PUPILS at Galashiels Academy will have a major say on whether toilets at the town’s new high school are gender-neutral, a meeting has heard.

But councillor Harry Scott said the thought of young girls being forced to share unisex facilities with boys three or four years older than them was ‘horrifying’.

There has been much debate on the pros and cons of gender-neutral loos.

Those in favour of the toilets say that they can help reduce bullying, as well as being more inclusive to the trans community.

However, those against the loos say that they threaten the safety of women.

At a special meeting of Galashiels Community Council last week, plans for the “modern community campus” were scrutinised.

And the issue of gender-neutral facilities was raised with Scottish Borders Council’s (SBC) Steven Renwick, the project manager for the development. Mr Renwick told the meeting that the matter was an “opportunity for young learners” to have the final say, like they did at the new Jedburgh Grammar Campus.

“Our approach is to leave the management and designation of the toilets largely up to each individual school,” he said. “Should the pupils and the community feel that they would rather designate those as boys’ and girls’ toilets, we would like to leave that as a local decision.”

In November, independent Galashiels councillor Harry Scott raised a motion at a full council meeting demanding that pupils and teachers be consulted on any plans to install gender-neutral toilets at the new school.

At the gathering last year, he said there had been reports of pupils “waving sanitary products about like flags” in Jedburgh, while he had heard stories of girls at Kelso High School going a whole school day without using the toilet to avoid the unisex loos.

An SBC spokesperson at the time said both schools had “no knowledge of these incidents taking place”.

At last week's meeting, Mr Scott said: “Young girls of 12 or 13 years of age going through certain physical changes in their life having to share toilet facilities with boys that are maybe three or four years older actually horrifies me. I think it’s disgraceful.

“I think it’s all done through misguided political correctness and it needs some common sense added to it.”

He added: “Women are equal to men but they are different and they’re entitled to safe spaces, especially when it comes to toilet facilities.”

He also called for the council to hold a consultation on the facilities before the final build of the campus has been decided.
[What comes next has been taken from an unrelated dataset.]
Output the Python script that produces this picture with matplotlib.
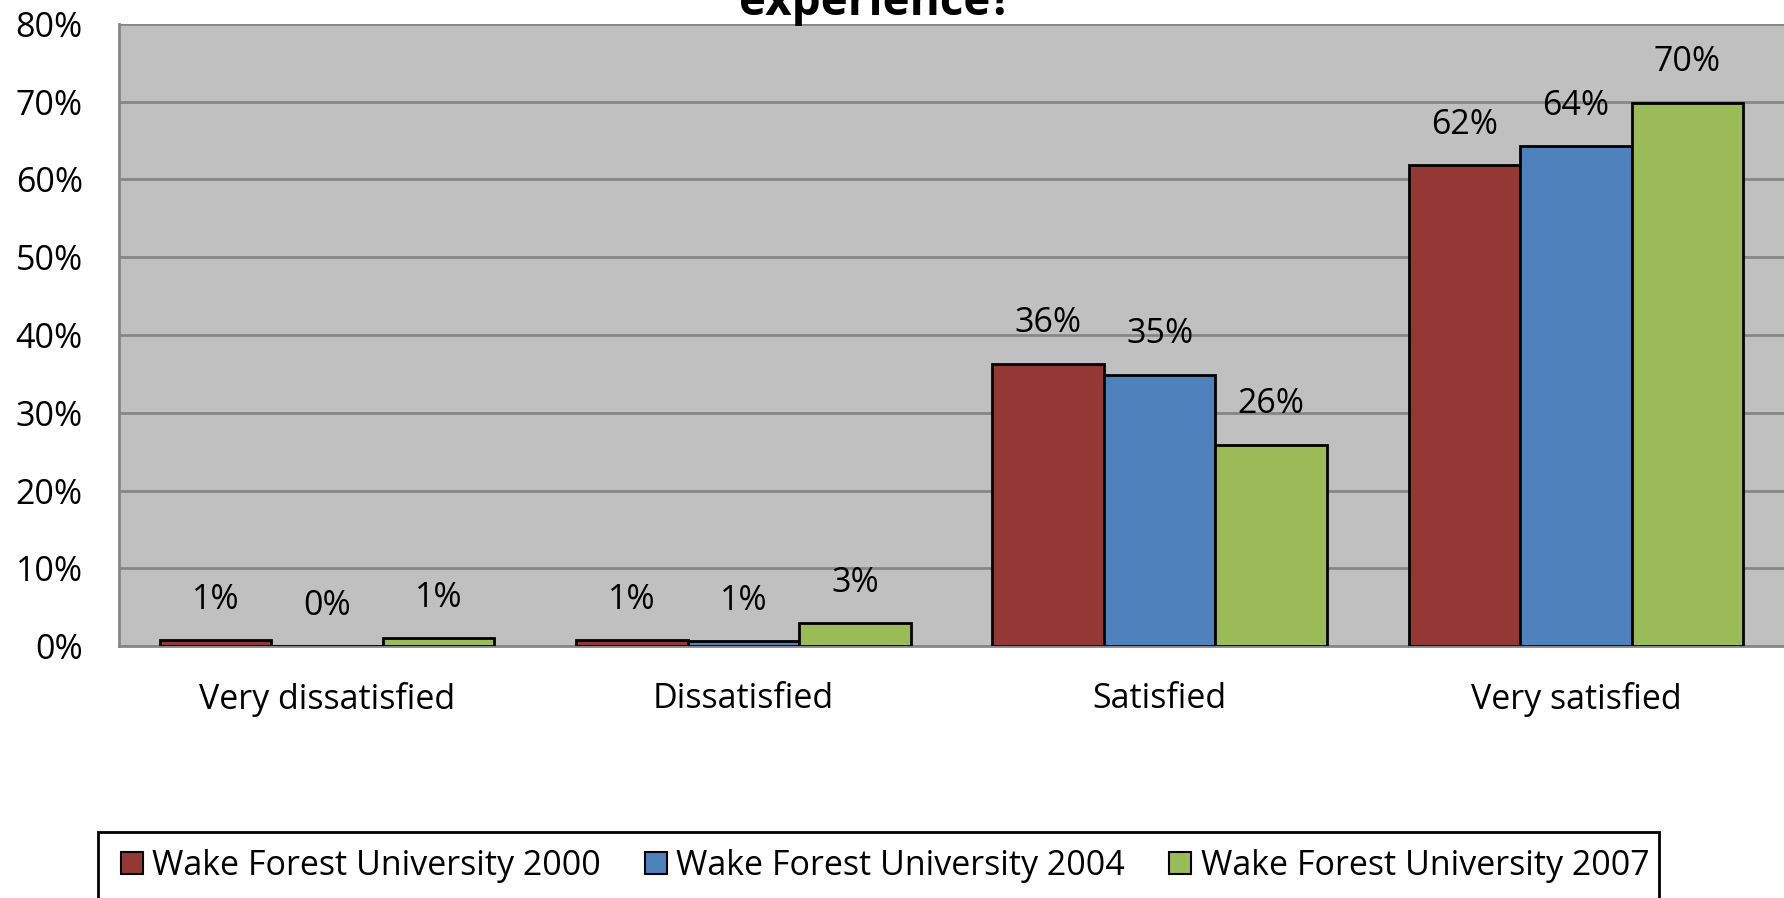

Mr Renwick told the meeting that the council is currently planning to replicate the unisex toilets seen at Jedburgh’s high school, with enclosed cubicles and communal washing basins.

Speaking from the public benches, John Gray said: “I’ve yet to meet any young person and certainly us older persons that has any positive reaction to unisex toilets.

“To ask the opinion of the pupils, you may well get the answer we all hope for but I don’t think it should be left to that.

“It’s a concern for parents, it’s a concern for kids and the council has to accept that it is a concern.”